START

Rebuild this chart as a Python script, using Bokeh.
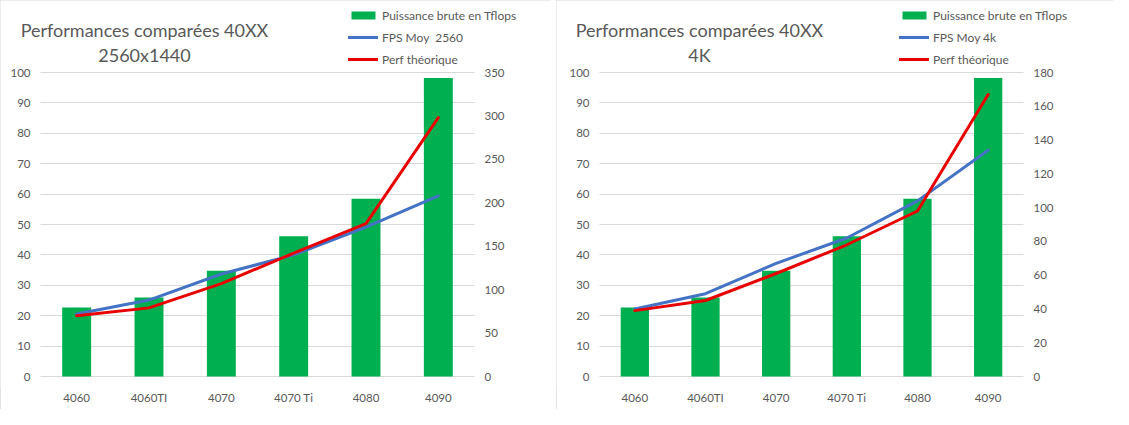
from bokeh.plotting import figure
from bokeh.models import (Range1d, LinearAxis, FixedTicker, Label, Legend, LegendItem)
from bokeh.layouts import row
from bokeh.embed import file_html
from bokeh.resources import INLINE

# ---- data ----
cats = ["4060", "4060TI", "4070", "4070 Ti", "4080", "4090"]
tflops = [22.7, 26.0, 34.8, 46.1, 58.5, 98.2]
fps_2560 = [72, 88, 118, 140, 172, 208]
perf_2560 = [70, 79, 107, 142, 176, 298]
fps_4k = [40, 49, 67, 82, 104, 134]
perf_4k = [39, 45, 61, 78, 98, 167]

left_ticks = [0, 10, 20, 30, 40, 50, 60, 70, 80, 90, 100]
right_ticks_2560 = [0, 50, 100, 150, 200, 250, 300, 350]
right_ticks_4k = [0, 20, 40, 60, 80, 100, 120, 140, 160, 180]

title_main = "Performances comparées 40XX"
subtitle_2560 = "2560x1440"
subtitle_4k = "4K"
bar_label = "Puissance brute en Tflops"
fps_label_2560 = "FPS Moy  2560"
fps_label_4k = "FPS Moy 4k"
perf_label = "Perf théorique"

FONT = "Lato"
TXT = "#595959"
GRID = "#d9d9d9"
HEIGHT = 409
B_BOT = 22
FRAME_H = HEIGHT - B_BOT          # frame spans from the top of the figure
PLOT_TOP = 72                     # pixels from figure top to the top gridline
ZERO_PX = 376                     # pixels from figure top to the zero gridline

idx = list(range(len(cats)))
lo, hi = idx[0] - 0.5, idx[-1] + 0.5


def padded_range(top_value):
    per_px = top_value / (ZERO_PX - PLOT_TOP)
    return Range1d(-(FRAME_H - ZERO_PX) * per_px, top_value + PLOT_TOP * per_px)


def make_panel(width, area_left, area_right, sub, fps_label, fps, perf, rticks, title_x, legend_x):
    unit = (area_right - area_left) / len(cats)
    x0 = lo - area_left / unit
    x1 = hi + (width - area_right) / unit
    p = figure(width=width, height=HEIGHT, x_range=Range1d(x0, x1),
               y_range=padded_range(left_ticks[-1]), output_backend="svg",
               toolbar_location=None, min_border_left=0, min_border_right=0,
               min_border_top=0, min_border_bottom=B_BOT)
    p.extra_y_ranges = {"right": padded_range(rticks[-1])}
    p.outline_line_color = None
    p.background_fill_color = "white"
    p.border_fill_color = "white"
    p.styles = {"outline": "1px solid #d9d9d9", "outline-offset": "-1px"}

    p.xgrid.grid_line_color = None
    p.yaxis.ticker = FixedTicker(ticks=left_ticks)
    p.ygrid.grid_line_color = GRID
    p.ygrid.grid_line_width = 1
    try:
        p.ygrid.cross_bounds = (lo, hi)
    except Exception:
        p.ygrid.grid_line_color = None
        p.segment(x0=[lo] * len(left_ticks), x1=[hi] * len(left_ticks),
                  y0=left_ticks, y1=left_ticks, line_color=GRID, line_width=1)

    p.xaxis.ticker = FixedTicker(ticks=idx)
    p.xaxis.major_label_overrides = {i: c for i, c in zip(idx, cats)}

    raxis = LinearAxis(y_range_name="right", ticker=FixedTicker(ticks=rticks))
    p.add_layout(raxis, "right")
    p.yaxis[0].fixed_location = lo
    raxis.fixed_location = hi

    for ax in [p.xaxis[0], p.yaxis[0], raxis]:
        ax.axis_line_color = None
        ax.major_tick_line_color = None
        ax.minor_tick_line_color = None
        ax.major_tick_out = 0
        ax.major_tick_in = 0
        ax.minor_tick_out = 0
        ax.major_label_text_color = TXT
        ax.major_label_text_font = FONT
        ax.major_label_text_font_size = "11.5px"
        ax.major_label_standoff = 10
    p.xaxis[0].major_label_standoff = 3

    bars = p.vbar(x=idx, top=tflops, width=0.4, fill_color="#00B050", line_color=None)
    blue = p.line(x=idx, y=fps, y_range_name="right", line_color="#4472C4",
                  line_width=3, line_join="round", line_cap="round")
    red = p.line(x=idx, y=perf, y_range_name="right", line_color="#E80000",
                 line_width=3, line_join="round", line_cap="round")

    legend = Legend(items=[LegendItem(label=bar_label, renderers=[bars]),
                           LegendItem(label=fps_label, renderers=[blue]),
                           LegendItem(label=perf_label, renderers=[red])],
                    location=(legend_x, FRAME_H - 69))
    legend.padding = 0
    legend.margin = 0
    legend.spacing = 2
    legend.glyph_width = 30
    legend.glyph_height = 10
    legend.label_height = 20
    legend.label_standoff = 4
    legend.border_line_color = None
    legend.background_fill_alpha = 0
    legend.label_text_color = TXT
    legend.label_text_font = FONT
    legend.label_text_font_size = "12px"
    p.add_layout(legend, "center")

    for txt, top in [(title_main, 29), (sub, 54)]:
        p.add_layout(Label(x=title_x, y=FRAME_H - top, x_units="screen", y_units="screen",
                           text=txt, text_align="center", text_baseline="middle",
                           text_color=TXT, text_font=FONT, text_font_size="18px"))
    return p


p1 = make_panel(551, 40, 474, subtitle_2560, fps_label_2560, fps_2560, perf_2560,
                right_ticks_2560, 144, 348)
p2 = make_panel(557, 43, 467, subtitle_4k, fps_label_4k, fps_4k, perf_4k,
                right_ticks_4k, 143, 343)

layout = row(p1, p2, spacing=5)
open("out.html", "w").write(file_html(layout, INLINE))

END

[YOUR TASK]
Begin at the first line of the data above and repeat each line exactly, stopping after the line containing "perf_4k = [39, 45, 61, 78, 98, 167]". Omit the pictures.

[EXERCISE RESPONSE]
Rebuild this chart as a Python script, using Bokeh.
from bokeh.plotting import figure
from bokeh.models import (Range1d, LinearAxis, FixedTicker, Label, Legend, LegendItem)
from bokeh.layouts import row
from bokeh.embed import file_html
from bokeh.resources import INLINE

# ---- data ----
cats = ["4060", "4060TI", "4070", "4070 Ti", "4080", "4090"]
tflops = [22.7, 26.0, 34.8, 46.1, 58.5, 98.2]
fps_2560 = [72, 88, 118, 140, 172, 208]
perf_2560 = [70, 79, 107, 142, 176, 298]
fps_4k = [40, 49, 67, 82, 104, 134]
perf_4k = [39, 45, 61, 78, 98, 167]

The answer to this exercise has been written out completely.